J'ai un projet en tête (débloqué par Machado de Assis, merci), une histoire qui doit s'inscrire comme une première "vraie" tentative de fiction. Paradoxalement, la fiction semble plus intime qu'un texte comme Rompre avec l'amertume et me pose un cas de conscience. Ma vie s'est produite, mais j'ai créé mon histoire : je n'ai pas honte de moi, mais j'ai honte de ce que j'invente. Toutes ces subtilités se révèlent dans l'écriture. Toutes les frictions créatives ne sont que moi qui semble devoir laisser derrière lui tous ses réflexes me collant à la peau comme du mazout. Et c'est un joli projet, c'est poétique en soi, mais je n'avance pas. Soit j'ai besoin d'un moteur, soit je m'invente des difficultés pour rester immobile. Soit c'est aussi le signe que le projet ne m'évoque rien et dans ce cas est mort-né. En même temps, j'ai conscience être frustré de temporalités que je sais très normales.
On revient toujours au sujet de la vulnérabilité et des attentes qu'on a pour soi. Celui qui écrit doit accepter de se montrer incomplet. Il n'a pas la prétention d'avoir tout résolu : il écrit parce qu'il doit écrire, non parce qu'il maîtrise parfaitement son art.

Confronté à un problème complexe, plutôt que de le résoudre, il faut s'assurer de l'avoir compris. S'il est compris convenablement, la solution devient évidente (cf. Henrik Karlsson récemment).
Mon problème est que je veux bien écrire, je veux écrire une histoire et je ne sais pas où l'amener. Pour ça, je sais que je dois :

  1. Pratiquer beaucoup
  2. Tester des styles/formats différents
  3. Terminer mes textes et les publier

Donc, réduire le scope de cette histoire pour la tenir à nouveau dans mon crâne, écrire court, vite et enchaîner. Les premières histoires ne sont jamais les bonnes. En somme, tuer mes attentes. Les attentes sont le fléau de ma vie. Si j'arrive à faire quelques histoires courtes prenantes, ce sera la base d'histoires longues prenantes. Le plus important, c'est de finir l'histoire.

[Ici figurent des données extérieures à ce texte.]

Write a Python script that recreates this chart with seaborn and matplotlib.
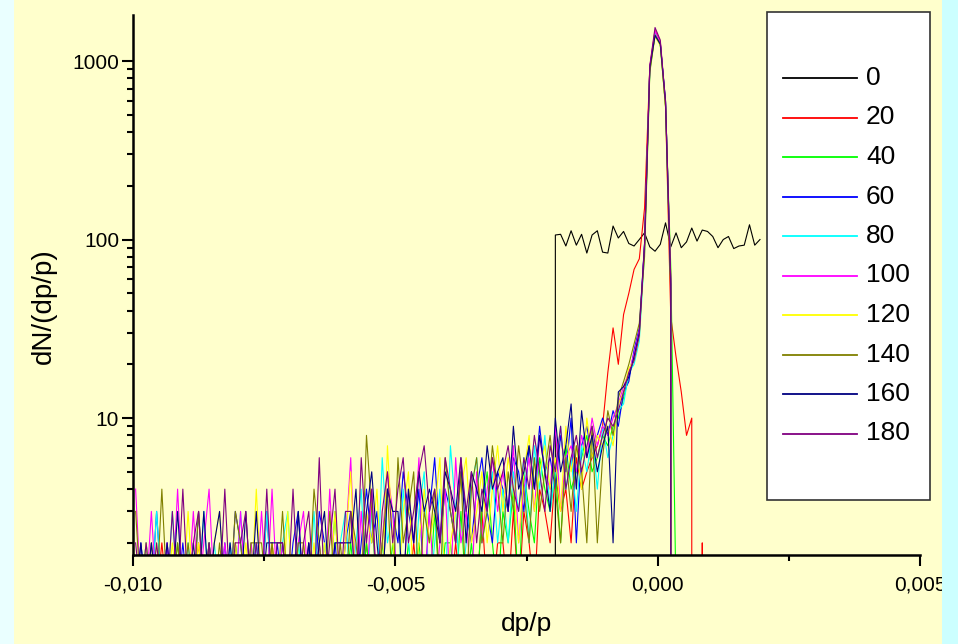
import numpy as np
import pandas as pd
import matplotlib
matplotlib.use("Agg")
import matplotlib.pyplot as plt
import seaborn as sns
from matplotlib.patches import Rectangle
from matplotlib.ticker import FixedLocator, NullFormatter, LogLocator

# momentum-deviation histogram bins
BIN_START = -0.00995
BIN_WIDTH = 0.0001

series_labels = ["0", "20", "40", "60", "80", "100", "120", "140", "160", "180"]
series_colors = ["#000000", "#FF0000", "#00FF00", "#0000FF", "#00FFFF",
                 "#FF00FF", "#FFFF00", "#808000", "#000080", "#800080"]

# initial flat distribution, counts starting at bin 79
start_0 = 79
counts_0 = [0,
            106, 107, 92, 112, 93, 107, 84, 106, 112, 85,
            84, 119, 102, 111, 95, 92, 100, 109, 91, 86,
            94, 124, 91, 109, 90, 97, 116, 98, 113, 111,
            104, 90, 100, 104, 89, 92, 93, 121, 93, 100]

# counts per bin, starting at bin 0
counts_20 = [1,1,0,1,1,2,1,1,0,1, 1,1,2,1,1,0,1,1,1,2, 1,1,0,1,1,1,2,1,1,1, 0,1,1,2,1,1,1,0,1,1,
             1,1,0,1,2,1,1,1,0,1, 1,1,1,2,1,0,1,1,1,1, 1,2,1,1,0,1,3,1,1,2,
             2,1,3,1,3,2,1,4,3,2, 5,3,4,2,6,4,5,6,7,9,
             18,32,20,38,50,68,78,150,920,1480, 1280,560,37,22,14,8,10,0,2,0]
counts_40 = [1,1,2,1,0,1,1,1,2,1, 1,0,1,1,2,1,1,1,1,2, 1,1,2,1,1,0,1,1,2,1, 1,2,1,1,1,2,1,1,3,1,
             1,2,1,1,2,1,1,2,1,2, 1,1,2,1,2,1,1,3,1,2, 2,1,3,1,2,1,3,5,2,1,
             3,2,4,1,5,3,2,6,4,3, 5,2,7,4,5,6,8,5,6,8,
             7,9,10,13,17,22,30,88,880,1420, 1230,560,70,1,0,0,0,0,0,0]
counts_60 = [1,2,1,1,3,1,2,1,1,2, 1,1,3,1,2,1,1,2,1,3, 2,1,1,2,1,3,1,2,1,1, 2,3,1,2,1,3,2,1,2,1,
             2,3,1,2,4,2,3,1,4,3, 2,5,3,2,4,1,3,6,2,4, 3,2,5,3,2,4,6,3,2,5,
             4,3,6,5,3,7,4,9,5,6, 4,8,5,10,2,7,9,6,8,10,
             8,11,9,14,16,24,32,95,910,1400, 1260,590,60,0,0,0,0,0,0,0]
counts_80 = [1,1,2,1,3,1,1,3,1,1, 2,1,1,3,1,2,1,1,2,1, 3,1,1,2,1,3,1,1,2,3, 1,2,1,1,3,1,2,1,1,2,
             3,1,2,4,1,3,1,6,2,3, 1,4,2,1,3,5,1,2,4,1, 7,3,1,2,4,6,2,3,5,2,
             4,2,5,3,6,2,7,4,8,3, 5,9,4,6,3,7,5,8,4,9,
             6,8,11,12,18,20,27,85,890,1430, 1240,570,55,0,0,0,0,0,0,0]
counts_100 = [4,1,1,3,1,1,2,1,4,1, 1,3,1,2,4,1,1,2,1,1, 3,1,2,1,3,1,4,1,2,1, 1,2,3,1,1,2,1,4,1,2,
              2,6,1,3,1,4,1,2,5,3, 1,1,4,2,6,1,3,1,2,4, 1,6,2,3,1,5,2,4,6,3,
              5,3,7,2,4,6,3,8,5,4, 9,3,6,7,5,8,6,10,7,9,
              8,10,12,15,18,23,31,92,930,1470, 1270,580,58,0,0,0,0,0,0,0]
counts_120 = [1,1,2,1,2,1,1,2,1,1, 3,1,2,1,1,2,3,1,1,2, 1,2,1,4,1,1,2,1,1,3, 1,1,2,1,2,1,2,1,3,1,
              2,5,1,1,3,2,4,1,7,2, 1,3,5,1,2,4,2,3,6,1, 2,3,4,6,2,3,5,2,4,7,
              3,6,4,2,5,8,3,5,7,4, 6,3,9,5,7,4,10,6,8,7,
              9,7,12,14,19,21,29,90,900,1370, 1220,570,62,0,0,0,0,0,0,0]
counts_140 = [3,1,1,2,1,4,1,1,2,1, 2,1,3,1,2,1,2,1,1,3, 2,1,2,2,2,1,2,1,3,1, 1,2,2,1,4,2,1,3,1,2,
              1,3,2,1,8,3,1,2,4,1, 6,2,3,5,1,3,2,4,1,6, 3,2,5,1,4,6,2,3,7,4,
              2,5,3,7,4,2,6,3,5,8, 4,2,6,3,7,5,2,9,2,6,
              11,8,13,16,20,26,34,80,860,1400, 1250,550,50,0,0,0,0,0,0,0]
counts_160 = [1,2,1,2,1,1,2,1,3,1, 1,2,1,3,1,2,3,1,2,1, 1,3,1,3,1,2,2,2,2,1, 1,3,1,2,1,2,3,1,2,2,
              2,2,4,1,3,5,2,1,4,3, 3,1,4,2,5,3,4,3,2,5, 4,3,6,2,5,4,3,7,4,5,
              6,3,9,4,5,7,4,8,5,3, 10,5,7,12,4,11,6,8,5,7,
              9,2,14,15,17,22,30,95,920,1390, 1240,600,56,0,0,0,0,0,0,0]
counts_180 = [2,1,2,1,2,1,1,3,1,4, 1,2,3,1,2,1,1,4,1,2, 2,3,1,2,1,4,1,2,2,1, 4,1,2,3,1,6,1,2,4,1,
              3,3,1,6,2,4,1,3,5,2, 4,6,2,3,5,7,3,4,2,6, 4,2,6,3,5,2,4,3,6,4,
              5,7,4,3,6,4,8,5,3,7, 5,9,4,6,8,5,7,9,6,8,
              10,9,11,14,18,21,29,93,940,1540, 1310,590,60,0,0,0,0,0,0,0]

all_counts = [counts_0, counts_20, counts_40, counts_60, counts_80,
              counts_100, counts_120, counts_140, counts_160, counts_180]
starts = [start_0] + [0] * 9

frames = []
for lab, cnt, st in zip(series_labels, all_counts, starts):
    idx = np.arange(st, st + len(cnt))
    frames.append(pd.DataFrame({"dp/p": BIN_START + BIN_WIDTH * idx,
                                "dN": cnt, "turn": lab}))
df = pd.concat(frames, ignore_index=True)

W, H = 958, 644
fig = plt.figure(figsize=(W / 100, H / 100), dpi=100)
fig.patch.set_facecolor("#FFFFCC")
plt.rcParams["font.family"] = ["Liberation Sans", "DejaVu Sans"]

ax_l, ax_r, ax_t, ax_b = 133, 920, 15, 555
ax = fig.add_axes([ax_l / W, 1 - ax_b / H, (ax_r - ax_l) / W, (ax_b - ax_t) / H])
ax.set_facecolor("#FFFFCC")

sns.lineplot(data=df, x="dp/p", y="dN", hue="turn", hue_order=series_labels,
             palette=dict(zip(series_labels, series_colors)), estimator=None,
             linewidth=0.8, ax=ax, legend=False)

ax.set_yscale("log", nonpositive="clip")
ax.set_xlim(-0.010, 0.005)
ax.set_ylim(1.71, 1810)

for s in ["top", "right"]:
    ax.spines[s].set_visible(False)
for s in ["left", "bottom"]:
    ax.spines[s].set_linewidth(1.8)
    ax.spines[s].set_color("black")

ax.xaxis.set_major_locator(FixedLocator([-0.010, -0.005, 0.0, 0.005]))
ax.set_xticklabels(["-0,010", "-0,005", "0,000", "0,005"])
ax.xaxis.set_minor_locator(FixedLocator([-0.0075, -0.0025, 0.0025]))
ax.yaxis.set_major_locator(FixedLocator([10, 100, 1000]))
ax.set_yticklabels(["10", "100", "1000"])
ax.yaxis.set_minor_locator(LogLocator(base=10, subs=np.arange(2, 10)))
ax.yaxis.set_minor_formatter(NullFormatter())

ax.tick_params(which="major", direction="out", length=8, width=1.5,
               labelsize=15, colors="black")
ax.tick_params(which="minor", direction="out", length=4.5, width=1.5)
ax.tick_params(axis="x", which="major", pad=7)
ax.tick_params(axis="y", which="major", pad=2)

ax.set_xlabel("dp/p", fontsize=19)
ax.set_ylabel("dN/(dp/p)", fontsize=20)
ax.xaxis.set_label_coords(0.5, -0.106)
ax.yaxis.set_label_coords(-0.097, 0.46)

# legend box
box = Rectangle((767 / W, 1 - 500 / H), (930 - 767) / W, (500 - 12) / H,
                transform=fig.transFigure, facecolor="white", edgecolor="#333333",
                linewidth=1.2, zorder=5)
fig.add_artist(box)
for k, (lab, col) in enumerate(zip(series_labels, series_colors)):
    yk = 78 + 39.5 * k
    fig.add_artist(plt.Line2D([783 / W, 857 / W], [1 - yk / H, 1 - yk / H],
                              transform=fig.transFigure, color=col,
                              linewidth=1.3, zorder=6))
    fig.text(866 / W, 1 - yk / H, lab, fontsize=19, va="center", ha="left",
             zorder=6)

# side strips
fig.add_artist(Rectangle((0, 0), 14 / W, 1, transform=fig.transFigure,
                         facecolor="#EAFFFF", edgecolor="none", zorder=10))
fig.add_artist(Rectangle((942 / W, 0), 16 / W, 1, transform=fig.transFigure,
                         facecolor="#CCFFFF", edgecolor="none", zorder=10))

fig.savefig("out.png", dpi=100, facecolor=fig.get_facecolor())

Tout ça pour dire, que je reviens à la baffe de Nietzsche qui m'a lancé à écrire tout ça et va pouvoir clôturer ce billet de la frustration et de l'espoir :

La recette pour devenir un bon romancier, par exemple, est facile à donner, mais la mettre en pratique présuppose des qualités que l'on a tendance à négliger lorsqu'on dit : « Je n'ai pas assez de talent ». Il suffit de faire une centaine d'esquisses de romans, aucune ne dépassant deux pages, mais d'une telle précision que chaque mot y soit nécessaire ; il faut noter chaque jour des anecdotes jusqu'à ce que l'on ait appris à leur donner la forme la plus concise et la plus efficace possible ; il faut être infatigable dans la collecte et la description des types et des caractères humains ; il faut surtout raconter des choses aux autres et écouter les autres raconter, en gardant les yeux et les oreilles ouverts pour percevoir l'effet produit sur les personnes présentes ; il faut voyager comme un peintre paysagiste ou un costumier ; il faut extraire pour soi-même de chaque science tout ce qui produira un effet artistique lorsqu'il sera bien décrit ; il faut enfin réfléchir aux motifs des actions humaines, ne mépriser aucun indice permettant de les comprendre, et collectionner ces choses jour et nuit. Il faut poursuivre cet exercice multiforme pendant une dizaine d'années : ce qui sera alors créé dans l'atelier sera alors prêt à être présenté au monde. Mais que font la plupart des gens ? Ils commencent non pas par les parties, mais par le tout. Peut-être parviennent-ils par hasard à trouver le bon ton, à susciter l'attention, mais à partir de là, ils jouent de moins en moins bien, pour des raisons naturelles et compréhensibles.

Et je finis aussi un peu piqué, parce que j'ai exactement communiqué la manière dont je pense.


Post-scriptum : en me relisant quelques heures plus tard, je me rends du degré d'exigences que je m'impose et ça n'a pas l'air sympa de l'extérieur. Ce qui est drôle, c'est qu'au moment où je l'écris, ça ne me choque pas ; quelques heures après, oui.

Post-scriptum 2 : je me faisais la réflexion en pratiquant la méditation qu'atteindre un réel détachement des circonstances de la vie serait probablement l'extinction de toute possibilité créative. Sur quoi écrire quand le monde est devenu lisse ? J'imagine que je dois me sentir chanceux en ce regard.
Note à part, je trouve les fictions de pratiquants spirituels particulièrement mauvaises ; il n'y a que les auteurs US pour les dépasser en nullité.